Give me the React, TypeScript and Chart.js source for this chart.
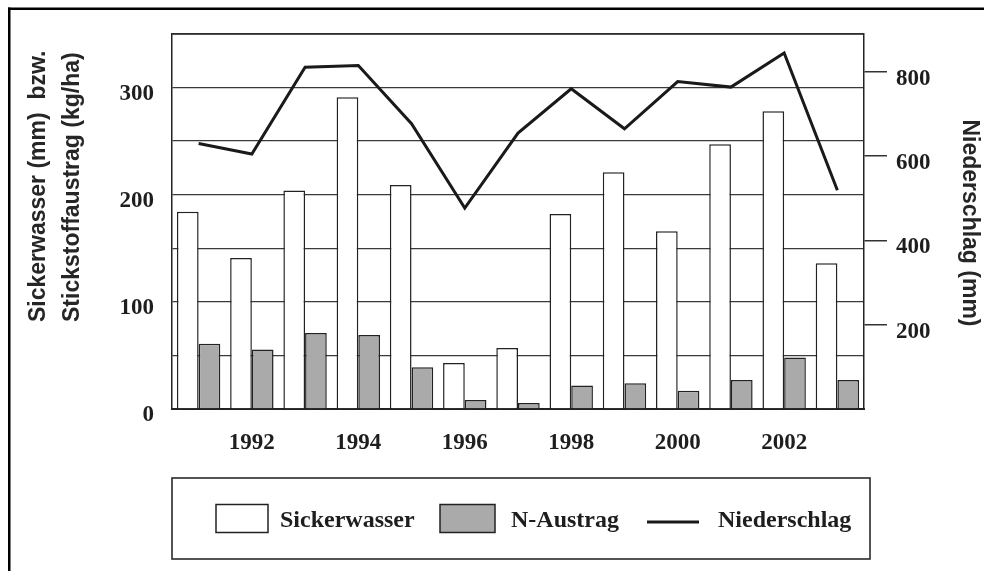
import React, { useEffect, useRef } from 'react';
import { Chart, registerables } from 'chart.js';

Chart.register(...registerables);

const years = ['1991', '1992', '1993', '1994', '1995', '1996', '1997', '1998', '1999', '2000', '2001', '2002', '2003'];
const sickerwasser = [184, 141, 204, 291, 209, 43, 57, 182, 221, 166, 247, 278, 136];
const nAustrag = [61, 55.5, 71, 69, 39, 8.5, 5.5, 22, 24, 17, 27, 48, 27];
const niederschlag = [630, 605, 811, 815, 677, 477, 655, 760, 665, 777, 764, 845, 519];
const leftTickLabels = [0, 100, 200, 300];
const rightTickLabels = [200, 400, 600, 800];
const leftTitle = ['Sickerwasser (mm)  bzw.', 'Stickstoffaustrag (kg/ha)'];
const rightTitle = 'Niederschlag (mm)';

const SERIF = '"Liberation Serif", "Times New Roman", serif';
const SANS = '"Liberation Sans", Arial, sans-serif';
const INK = '#1e1e1e';

const decorPlugin = {
  id: 'decor',
  afterDraw(chart: any) {
    const ctx: CanvasRenderingContext2D = chart.ctx;
    const ca = chart.chartArea;
    ctx.save();

    // outer frame (top and left edges)
    ctx.fillStyle = '#000';
    ctx.fillRect(8, 7.5, chart.width - 8, 2.5);
    ctx.fillRect(8, 7.5, 2.5, chart.height - 7.5);

    // top border of plot area
    ctx.strokeStyle = '#2a2a2a';
    ctx.lineWidth = 1.5;
    ctx.beginPath();
    ctx.moveTo(ca.left, ca.top);
    ctx.lineTo(ca.right, ca.top);
    ctx.stroke();

    // axis titles
    ctx.fillStyle = '#262626';
    ctx.font = `bold 23px ${SANS}`;
    ctx.textBaseline = 'alphabetic';
    const baseX = [45, 79];
    leftTitle.forEach((line, i) => {
      ctx.save();
      ctx.translate(baseX[i], 322);
      ctx.rotate(-Math.PI / 2);
      ctx.textAlign = 'left';
      ctx.fillText(line, 0, 0);
      ctx.restore();
    });
    ctx.save();
    ctx.translate(963, 223);
    ctx.rotate(Math.PI / 2);
    ctx.textAlign = 'center';
    ctx.fillText(rightTitle, 0, 0);
    ctx.restore();

    // legend
    const ds = chart.data.datasets;
    ctx.strokeStyle = '#2a2a2a';
    ctx.lineWidth = 1.6;
    ctx.strokeRect(172, 478, 698, 81);
    ctx.font = `bold 24px ${SERIF}`;
    ctx.textAlign = 'left';
    ctx.textBaseline = 'alphabetic';

    const swatches = [
      { d: ds[0], x: 216, w: 52, tx: 280 },
      { d: ds[1], x: 440, w: 55, tx: 511 },
    ];
    swatches.forEach((s) => {
      ctx.fillStyle = s.d.backgroundColor;
      ctx.fillRect(s.x, 504.5, s.w, 28);
      ctx.strokeStyle = s.d.borderColor;
      ctx.lineWidth = 1.5;
      ctx.strokeRect(s.x, 504.5, s.w, 28);
      ctx.fillStyle = INK;
      ctx.fillText(s.d.label, s.tx, 527);
    });
    ctx.strokeStyle = ds[2].borderColor;
    ctx.lineWidth = 3;
    ctx.beginPath();
    ctx.moveTo(647, 522);
    ctx.lineTo(699, 522);
    ctx.stroke();
    ctx.fillStyle = INK;
    ctx.fillText(ds[2].label, 718, 527);

    ctx.restore();
  },
};

export default function App() {
  const canvasRef = useRef<HTMLCanvasElement | null>(null);

  useEffect(() => {
    if (!canvasRef.current) return;
    const tickFont = { family: SERIF, size: 23, weight: 'bold' as const };
    const chart = new Chart(canvasRef.current, {
      type: 'bar',
      data: {
        labels: years,
        datasets: [
          {
            type: 'bar',
            label: 'Sickerwasser',
            data: sickerwasser,
            backgroundColor: '#ffffff',
            borderColor: '#222222',
            borderWidth: 1.5,
            yAxisID: 'y',
            order: 2,
            categoryPercentage: 0.815,
            barPercentage: 1,
          },
          {
            type: 'bar',
            label: 'N-Austrag',
            data: nAustrag,
            backgroundColor: '#aaaaaa',
            borderColor: '#222222',
            borderWidth: 1.5,
            yAxisID: 'y',
            order: 2,
            categoryPercentage: 0.815,
            barPercentage: 1,
          },
          {
            type: 'line',
            label: 'Niederschlag',
            data: niederschlag,
            borderColor: '#1a1a1a',
            backgroundColor: '#1a1a1a',
            borderWidth: 3,
            pointRadius: 0,
            tension: 0,
            fill: false,
            yAxisID: 'y2',
            order: 0,
          } as any,
        ],
      },
      options: {
        responsive: true,
        maintainAspectRatio: false,
        animation: false,
        layout: { padding: { top: 34, left: 0, right: 0, bottom: 0 } },
        plugins: {
          legend: { display: false },
          tooltip: { enabled: false },
          title: { display: false },
        },
        scales: {
          x: {
            grid: { display: false },
            border: { display: true, color: '#222', width: 2 },
            ticks: {
              autoSkip: false,
              maxRotation: 0,
              padding: 12,
              color: INK,
              font: tickFont,
              callback: (_v: any, i: number) => (i % 2 === 1 ? years[i] : ''),
            },
            afterFit: (s: any) => {
              s.height = 162;
            },
          },
          y: {
            position: 'left',
            min: 0,
            max: 350,
            grid: { color: '#3a3a3a', lineWidth: 1.3, drawTicks: false },
            border: { display: true, color: '#222', width: 1.5 },
            ticks: {
              stepSize: 50,
              padding: 18,
              labelOffset: 6,
              color: INK,
              font: tickFont,
              callback: (v: any) => (leftTickLabels.includes(Number(v)) ? String(v) : ''),
            },
            afterFit: (s: any) => {
              s.width = 172;
            },
          },
          y2: {
            position: 'right',
            min: 0,
            max: 890,
            grid: { drawOnChartArea: false, drawTicks: true, tickLength: 23, color: '#333', lineWidth: 1.5 },
            border: { display: true, color: '#222', width: 1.5 },
            ticks: {
              padding: 9,
              labelOffset: 7,
              color: INK,
              font: tickFont,
            },
            afterBuildTicks: (s: any) => {
              s.ticks = rightTickLabels.map((value) => ({ value }));
            },
            afterFit: (s: any) => {
              s.width = 120;
            },
          },
        },
      },
      plugins: [decorPlugin],
    } as any);
    return () => chart.destroy();
  }, []);

  return (
    <div style={{ position: 'fixed', left: 0, top: 0, width: '100vw', height: '100vh', background: '#fff' }}>
      <canvas ref={canvasRef} />
    </div>
  );
}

EXERCISE GOAL =
Leave out the pictures. Transcribe only the lines above, from the first through the one that contains "const rightTitle = 'Niederschlag (mm)';".

SOLUTION TO THIS PROBLEM =
Give me the React, TypeScript and Chart.js source for this chart.
import React, { useEffect, useRef } from 'react';
import { Chart, registerables } from 'chart.js';

Chart.register(...registerables);

const years = ['1991', '1992', '1993', '1994', '1995', '1996', '1997', '1998', '1999', '2000', '2001', '2002', '2003'];
const sickerwasser = [184, 141, 204, 291, 209, 43, 57, 182, 221, 166, 247, 278, 136];
const nAustrag = [61, 55.5, 71, 69, 39, 8.5, 5.5, 22, 24, 17, 27, 48, 27];
const niederschlag = [630, 605, 811, 815, 677, 477, 655, 760, 665, 777, 764, 845, 519];
const leftTickLabels = [0, 100, 200, 300];
const rightTickLabels = [200, 400, 600, 800];
const leftTitle = ['Sickerwasser (mm)  bzw.', 'Stickstoffaustrag (kg/ha)'];
const rightTitle = 'Niederschlag (mm)';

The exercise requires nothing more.